When it comes to the economy, the new regime leaves Atatürk in the dust. Atatürk was a statist of the kind that typified the 1920s or 1930s. Erdogan is more or less an economic liberal. He engages in his share of crony capitalism, but there is no gainsaying his achievement, the greatest boom in the history of the Republic. Exports have tripled and the Turkish economy overall has more than tripled in size since the AKP won power.
Atatürk was a career soldier. Erdogan is not, but he is plenty pugnacious. He was a semiprofessional soccer player and has the competitive streak to show it. He served six months in jail in 1998 after a conviction for inciting religious violence by stating in public: “The mosques are our barracks, the domes our helmets, the minarets our bayonets, and the faithful our soldiers.” Atatürk might have appreciated the military metaphor, but he would have opposed the Islamist sentiment.
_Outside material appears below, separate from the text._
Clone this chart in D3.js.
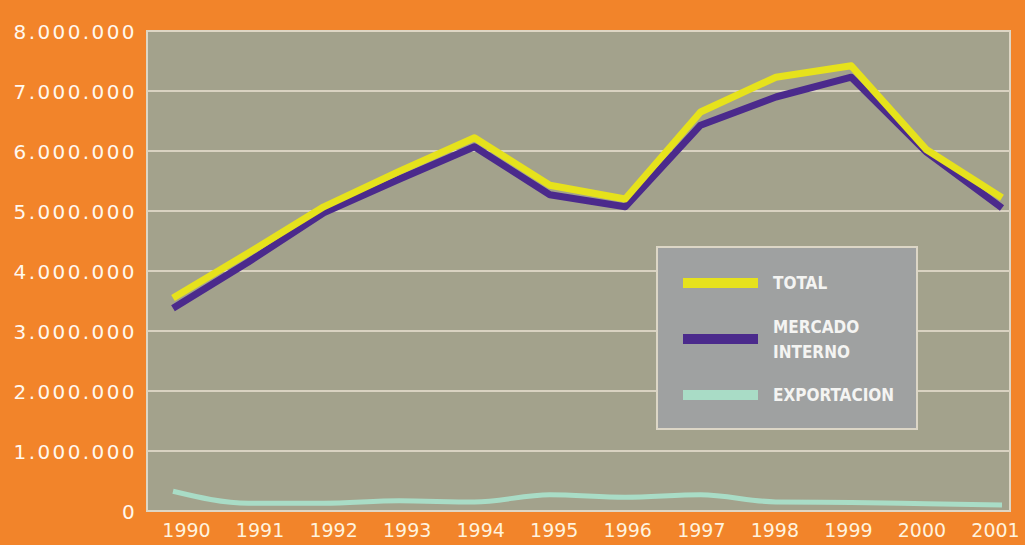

Erdogan has expressed his goal of changing Turkey’s constitution from a parliamentary regime to a presidential republic. Guess who he wants the first president to be? Not a few observers worry about the future of democracy in a country whose government has vigorously pursued conspiracy charges against opponents, stacked the judiciary with its supporters, and jailed journalists.Whither Turkey? As the scope of Erdogan’s ambition becomes ever clearer, we can only hope that he shares some of his great predecessor’s wisdom and humanity. As Bay reminds us so well, the lessons of Atatürk’s leadership have never been clearer.